Strong couples aren't free of conflict, misunderstanding, or hard conversations. They just handle those things differently. The research on what separates lasting relationships from failing ones consistently points to communication patterns — not compatibility, not chemistry, not shared interests.
Why Communication Is the Whole Game
John Gottman's longitudinal research — which tracked hundreds of couples over decades — identified four communication patterns that predict relationship failure with over 90% accuracy: contempt, criticism, defensiveness, and stonewalling. The absence of these patterns, combined with the presence of positive ones, predicts relationship success just as reliably.
The 7 Habits
1. They Repair Before It Escalates
Gottman calls them "repair attempts" — small bids to de-escalate conflict before it spirals. A touch on the arm. A moment of self-deprecating humor. Saying "I need a minute to think." Strong couples have a high repair attempt success rate — when one partner tries to reduce tension, the other responds to it. This skill alone predicts relationship stability better than most others.
2. They Ask Before Assuming
The attribution error that kills relationships is assuming bad intent when a partner behaves in a frustrating way. Strong couples default to curiosity: "What were you thinking when you did that?" instead of "You always do this because you don't care." Most hurtful partner behavior is the result of stress or poor timing, not malice.
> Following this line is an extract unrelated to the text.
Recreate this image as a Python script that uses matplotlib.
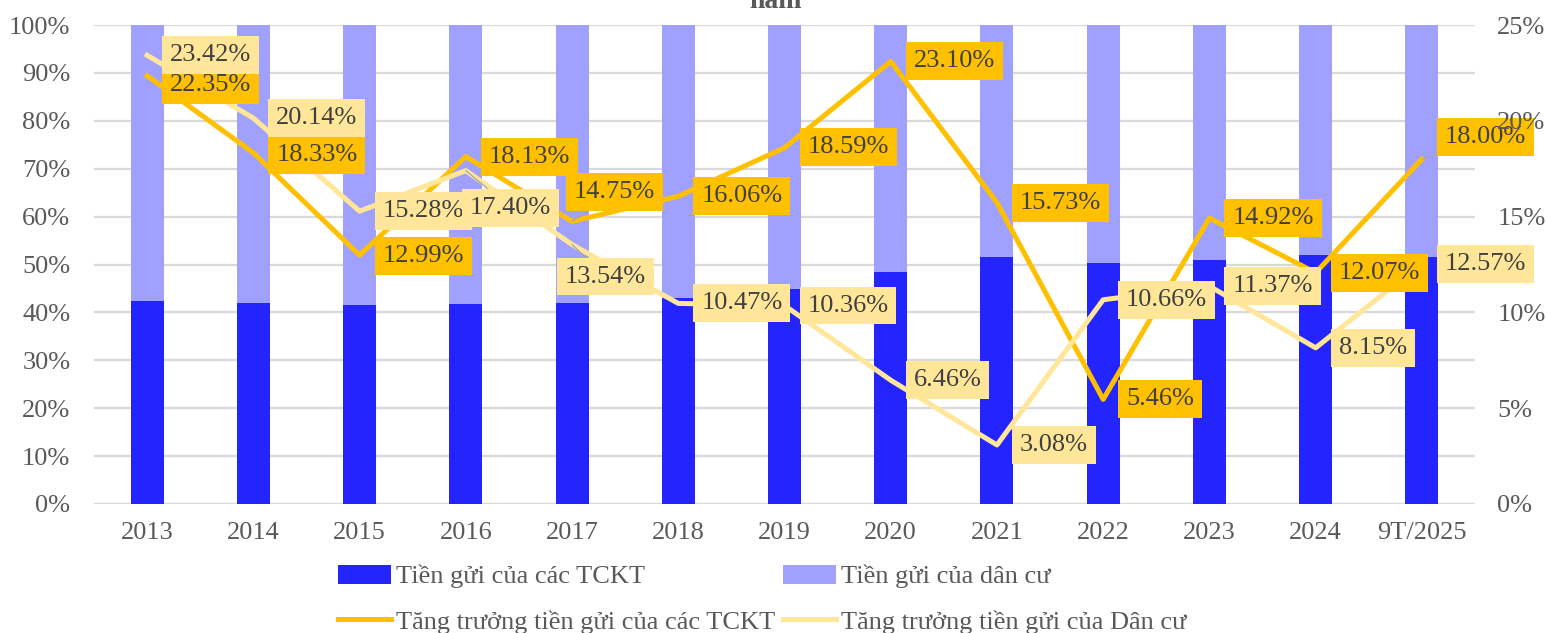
import numpy as np
import matplotlib
matplotlib.use('Agg')
import matplotlib.pyplot as plt

plt.rcParams['font.family'] = ['Liberation Serif', 'DejaVu Serif']

years = ['2013', '2014', '2015', '2016', '2017', '2018', '2019',
         '2020', '2021', '2022', '2023', '2024', '9T/2025']
share_tckt = [42.4, 42.0, 41.5, 41.7, 42.0, 43.1, 44.9, 48.5, 51.5, 50.3, 51.0, 52.0, 51.6]
share_dancu = [100 - v for v in share_tckt]
growth_tckt = [22.35, 18.33, 12.99, 18.13, 14.75, 16.06, 18.59, 23.10, 15.73, 5.46, 14.92, 12.07, 18.00]
growth_dancu = [23.42, 20.14, 15.28, 17.40, 13.54, 10.47, 10.36, 6.46, 3.08, 10.66, 11.37, 8.15, 12.57]

# label box offsets in pixels: (box left edge - point x, box centre - point y, up is +)
off_tckt = [(15, -9), (15, -2), (15, -1), (15, 0), (-6, 29), (15, 0), (15, 1), (15, 0),
            (15, 0), (15, 0), (15, 0), (15, 0), (15, 22)]
off_dancu = [(15, 0), (15, 0), (15, 0), (-4, -37), (-15, -32), (15, 0), (15, 0), (15, 0),
             (15, 0), (15, 0), (15, 0), (15, 0), (15, -1)]

c_dark = '#2424FF'
c_light = '#A0A0FF'
c_gold = '#FFC000'
c_pale = '#FFE699'
c_txt = '#404040'
c_tick = '#595959'

fig = plt.figure(figsize=(15.47, 6.33), dpi=100)
ax = fig.add_axes([94/1547, 1-504/633, 1381/1547, 479/633])
x = np.arange(len(years))

b1 = ax.bar(x, share_tckt, width=0.31, color=c_dark, zorder=2, label='Tiền gửi của các TCKT')
b2 = ax.bar(x, share_dancu, width=0.31, bottom=share_tckt, color=c_light, zorder=2,
            label='Tiền gửi của dân cư')
ax.set_ylim(0, 100)
ax.set_xlim(-0.5, len(years) - 0.5)
ax.set_yticks(np.arange(0, 101, 10))
ax.set_yticklabels([str(v) + '%' for v in range(0, 101, 10)])
ax.set_xticks(x)
ax.set_xticklabels(years)
ax.grid(axis='y', color='#D9D9D9', linewidth=1.6, zorder=0)
ax.set_axisbelow(True)
ax.tick_params(axis='y', length=0, pad=17, labelsize=19, labelcolor=c_tick)
ax.tick_params(axis='x', length=0, pad=13, labelsize=19, labelcolor=c_tick)
for s in ax.spines.values():
    s.set_visible(False)

ax2 = ax.twinx()
l1, = ax2.plot(x, growth_tckt, color=c_gold, linewidth=3.6, zorder=1.2,
               label='Tăng trưởng tiền gửi của các TCKT')
l2, = ax2.plot(x, growth_dancu, color=c_pale, linewidth=3.6, zorder=1.2,
               label='Tăng trưởng tiền gửi của Dân cư')
ax2.set_ylim(0, 25)
ax2.set_yticks(np.arange(0, 26, 5))
ax2.set_yticklabels([str(v) + '%' for v in range(0, 26, 5)])
ax2.tick_params(axis='y', length=0, pad=16, labelsize=19, labelcolor=c_tick)
ax2.set_axisbelow(False)
for s in ax2.spines.values():
    s.set_visible(False)

fs = 19
pad = 0.3
pad_px = pad * fs * 100 / 72.0

def put_labels(vals, offs, face, z):
    for i, v in enumerate(vals):
        dx, dy = offs[i]
        lead = abs(dy) > 20
        ax2.annotate('%.2f%%' % v, (x[i], v), xytext=(dx + pad_px, dy), textcoords='offset pixels',
                     ha='left', va='center', fontsize=fs, color=c_txt, zorder=z,
                     bbox=dict(boxstyle='square,pad=%.2f' % pad, fc=face, ec='none'),
                     arrowprops=dict(arrowstyle='-', color='#A6A6A6', lw=0.9,
                                     shrinkA=0, shrinkB=0) if lead else None)

put_labels(growth_tckt, off_tckt, c_gold, 1.8)
put_labels(growth_dancu, off_dancu, c_pale, 2.0)

fig.legend([b1, l1, b2, l2],
           ['Tiền gửi của các TCKT', 'Tăng trưởng tiền gửi của các TCKT',
            'Tiền gửi của dân cư', 'Tăng trưởng tiền gửi của Dân cư'],
           loc='upper left', bbox_to_anchor=(338/1547, 1-565/633), ncol=2,
           frameon=False, fontsize=19, handlelength=2.0, handletextpad=0.2,
           columnspacing=0.3, labelspacing=0.82, borderpad=0, borderaxespad=0,
           labelcolor=c_tick)

fig.text(775/1547, 1-8/633, 'năm', ha='center', va='baseline', fontsize=20,
         fontweight='bold', color=c_tick)

plt.savefig('out.png', dpi=100)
Gottman's research found that stable couples maintain roughly a 5:1 ratio of positive to negative interactions. This doesn't mean avoiding conflict — it means everyday moments of connection, appreciation, and responsiveness outnumber difficult ones by a wide margin.
3. They State Needs Directly
One of the most common communication breakdowns is indirect need expression — hinting, sulking, or making complaints instead of requests. Strong couples say what they actually need: "I need 20 minutes of quiet when I get home before I can talk." Direct need expression removes the burden of mind-reading.
4. They Listen to Understand, Not to Respond
In most arguments, both partners are simultaneously formulating their counter-argument while the other is still talking. Strong couples practice holding responses — genuinely waiting until the partner is finished and attempting to reflect back what was said before countering. It's harder than it sounds. It works far better than it seems like it should.
5. They Don't Relitigate Old Conflicts
Strong couples distinguish between active problems (requiring a solution) and perpetual problems (requiring management and understanding). They don't bring up resolved conflicts as ammunition in new arguments. The phrase "you always" or "you never," used in the context of a past grievance during a current argument, is a reliable signal that someone is fighting to win rather than to resolve.
6. They Create Regular Space for Connection
Strong couples protect time for low-stakes interaction that doesn't involve logistics, children, or problems. A 20-minute walk. Coffee together on weekday mornings. Asking one substantive question per day that isn't about the schedule. Turning toward bids for connection — rather than away or against them — predicts relationship satisfaction more strongly than almost any other behavior.
7. They Apologize Completely
A partial apology — "I'm sorry you feel that way" — functions as a re-escalation of the conflict. Strong couples make complete apologies: acknowledging the specific behavior, acknowledging the impact, taking responsibility without redirection, and stating what they'll do differently. This requires managing the ego defensiveness that says "but I was also wronged." It's the habit that makes repair actually work.
The Underlying Pattern
Every one of these habits shares a common root: the decision to prioritize the relationship over being right. That decision isn't a personality trait — it's a practice. It requires choosing it repeatedly, especially when it's hardest to do so.